• [Data to process]
--- begin ---

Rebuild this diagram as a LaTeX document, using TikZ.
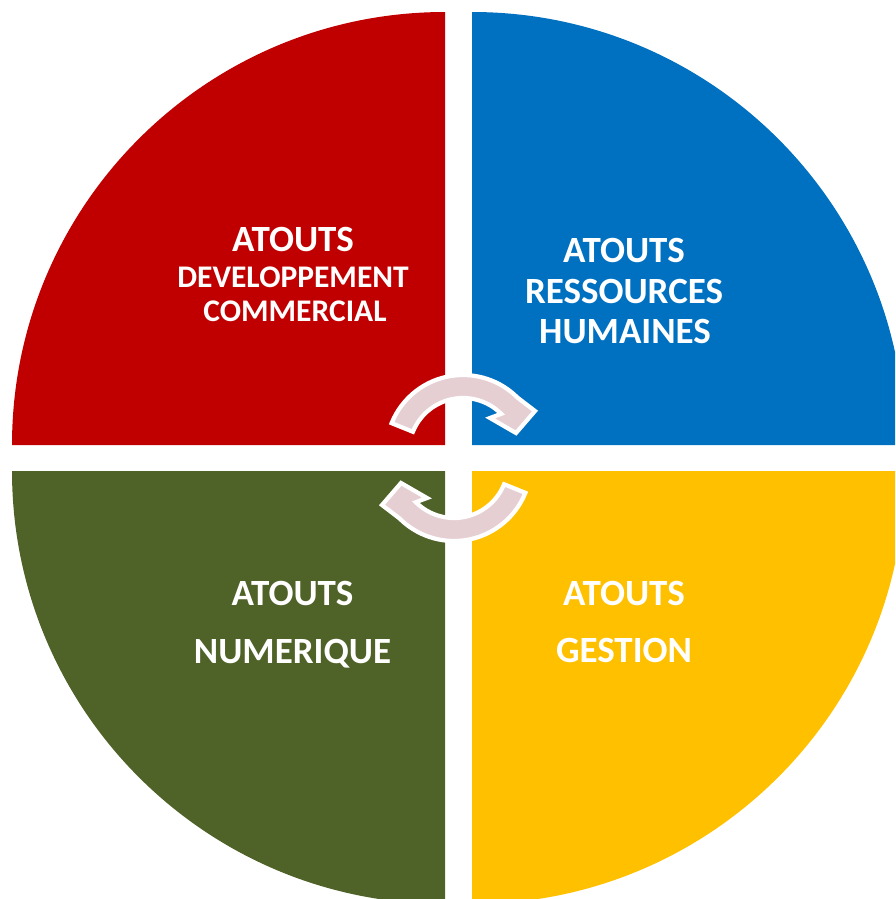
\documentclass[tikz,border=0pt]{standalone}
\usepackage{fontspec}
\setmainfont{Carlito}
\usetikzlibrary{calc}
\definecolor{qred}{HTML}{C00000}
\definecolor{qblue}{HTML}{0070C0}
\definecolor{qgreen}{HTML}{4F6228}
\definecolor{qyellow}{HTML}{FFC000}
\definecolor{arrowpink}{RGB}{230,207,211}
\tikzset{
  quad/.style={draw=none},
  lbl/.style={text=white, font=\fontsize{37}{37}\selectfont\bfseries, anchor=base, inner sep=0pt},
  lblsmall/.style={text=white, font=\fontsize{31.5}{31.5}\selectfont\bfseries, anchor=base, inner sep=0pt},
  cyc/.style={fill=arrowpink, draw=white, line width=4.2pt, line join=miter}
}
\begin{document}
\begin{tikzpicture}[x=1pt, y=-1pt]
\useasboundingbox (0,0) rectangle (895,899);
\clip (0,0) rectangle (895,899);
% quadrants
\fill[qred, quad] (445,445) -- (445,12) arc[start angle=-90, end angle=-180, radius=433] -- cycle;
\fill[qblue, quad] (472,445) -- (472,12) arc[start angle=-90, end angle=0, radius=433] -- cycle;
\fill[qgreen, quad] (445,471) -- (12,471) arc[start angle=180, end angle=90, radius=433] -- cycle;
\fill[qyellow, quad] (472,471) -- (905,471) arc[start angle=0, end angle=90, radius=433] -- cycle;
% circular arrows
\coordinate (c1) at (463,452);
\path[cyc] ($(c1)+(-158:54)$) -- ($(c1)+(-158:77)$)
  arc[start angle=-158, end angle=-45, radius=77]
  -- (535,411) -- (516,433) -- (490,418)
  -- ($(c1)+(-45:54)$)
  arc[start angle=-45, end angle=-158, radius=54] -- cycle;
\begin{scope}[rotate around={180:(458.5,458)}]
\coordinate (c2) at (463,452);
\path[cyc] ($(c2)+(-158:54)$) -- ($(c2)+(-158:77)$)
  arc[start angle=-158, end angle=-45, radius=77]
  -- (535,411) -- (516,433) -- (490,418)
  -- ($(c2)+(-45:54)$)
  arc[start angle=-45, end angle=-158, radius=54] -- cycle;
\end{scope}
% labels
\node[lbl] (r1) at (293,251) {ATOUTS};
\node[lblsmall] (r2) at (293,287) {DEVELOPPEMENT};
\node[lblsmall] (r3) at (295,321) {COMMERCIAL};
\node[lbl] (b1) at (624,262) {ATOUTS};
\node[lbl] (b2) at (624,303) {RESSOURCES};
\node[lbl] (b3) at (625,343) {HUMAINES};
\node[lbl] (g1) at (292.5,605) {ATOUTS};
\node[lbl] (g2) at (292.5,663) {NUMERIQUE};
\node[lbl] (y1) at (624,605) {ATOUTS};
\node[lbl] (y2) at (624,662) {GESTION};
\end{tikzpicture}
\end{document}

--- end ---
--- begin ---

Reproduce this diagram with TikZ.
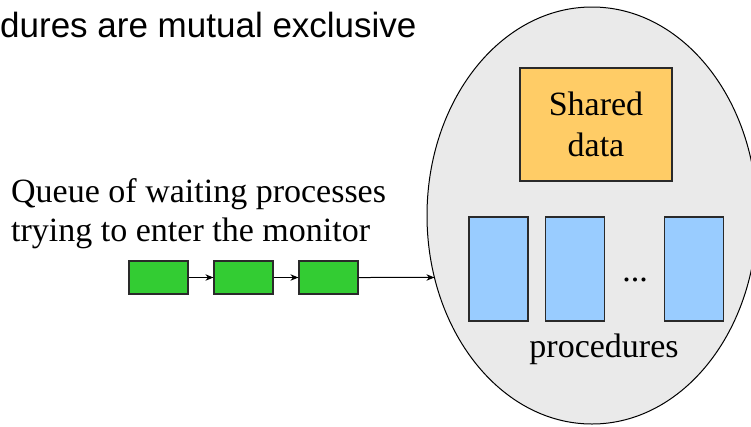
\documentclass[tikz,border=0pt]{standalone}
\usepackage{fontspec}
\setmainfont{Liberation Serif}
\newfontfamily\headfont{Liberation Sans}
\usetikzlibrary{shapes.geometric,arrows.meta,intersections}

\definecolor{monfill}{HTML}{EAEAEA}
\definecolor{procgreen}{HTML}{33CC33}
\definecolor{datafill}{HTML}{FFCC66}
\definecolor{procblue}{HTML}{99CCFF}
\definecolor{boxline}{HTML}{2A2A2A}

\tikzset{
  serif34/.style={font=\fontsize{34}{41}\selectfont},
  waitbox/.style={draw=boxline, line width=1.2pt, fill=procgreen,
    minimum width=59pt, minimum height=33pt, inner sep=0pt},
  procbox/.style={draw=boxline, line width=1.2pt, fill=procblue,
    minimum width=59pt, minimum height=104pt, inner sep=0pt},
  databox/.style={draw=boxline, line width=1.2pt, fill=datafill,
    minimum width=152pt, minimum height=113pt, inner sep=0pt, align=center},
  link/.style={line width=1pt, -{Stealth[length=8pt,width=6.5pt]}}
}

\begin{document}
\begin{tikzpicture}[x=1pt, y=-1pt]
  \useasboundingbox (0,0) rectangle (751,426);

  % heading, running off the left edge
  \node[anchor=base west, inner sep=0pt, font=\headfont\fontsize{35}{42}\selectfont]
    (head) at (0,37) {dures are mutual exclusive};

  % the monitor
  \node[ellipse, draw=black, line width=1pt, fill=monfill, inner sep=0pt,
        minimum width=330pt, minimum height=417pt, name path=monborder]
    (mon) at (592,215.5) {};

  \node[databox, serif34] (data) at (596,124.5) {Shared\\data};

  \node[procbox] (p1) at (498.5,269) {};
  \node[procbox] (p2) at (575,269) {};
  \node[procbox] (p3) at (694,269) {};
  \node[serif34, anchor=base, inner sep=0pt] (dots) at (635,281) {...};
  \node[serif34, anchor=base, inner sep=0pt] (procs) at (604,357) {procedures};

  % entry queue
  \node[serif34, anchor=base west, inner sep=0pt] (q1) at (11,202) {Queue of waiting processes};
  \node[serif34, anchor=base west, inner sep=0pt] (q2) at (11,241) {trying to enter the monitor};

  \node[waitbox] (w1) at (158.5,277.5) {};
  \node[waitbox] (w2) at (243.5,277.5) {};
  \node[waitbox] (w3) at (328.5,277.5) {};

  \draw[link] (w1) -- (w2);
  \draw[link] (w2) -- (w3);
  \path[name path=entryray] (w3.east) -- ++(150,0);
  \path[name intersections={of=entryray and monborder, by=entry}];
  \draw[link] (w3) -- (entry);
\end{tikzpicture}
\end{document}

--- end ---

• [Task to complete] Copy all lines from the material that hold "diagram".

• [Exercise solution]
Rebuild this diagram as a LaTeX document, using TikZ.
Reproduce this diagram with TikZ.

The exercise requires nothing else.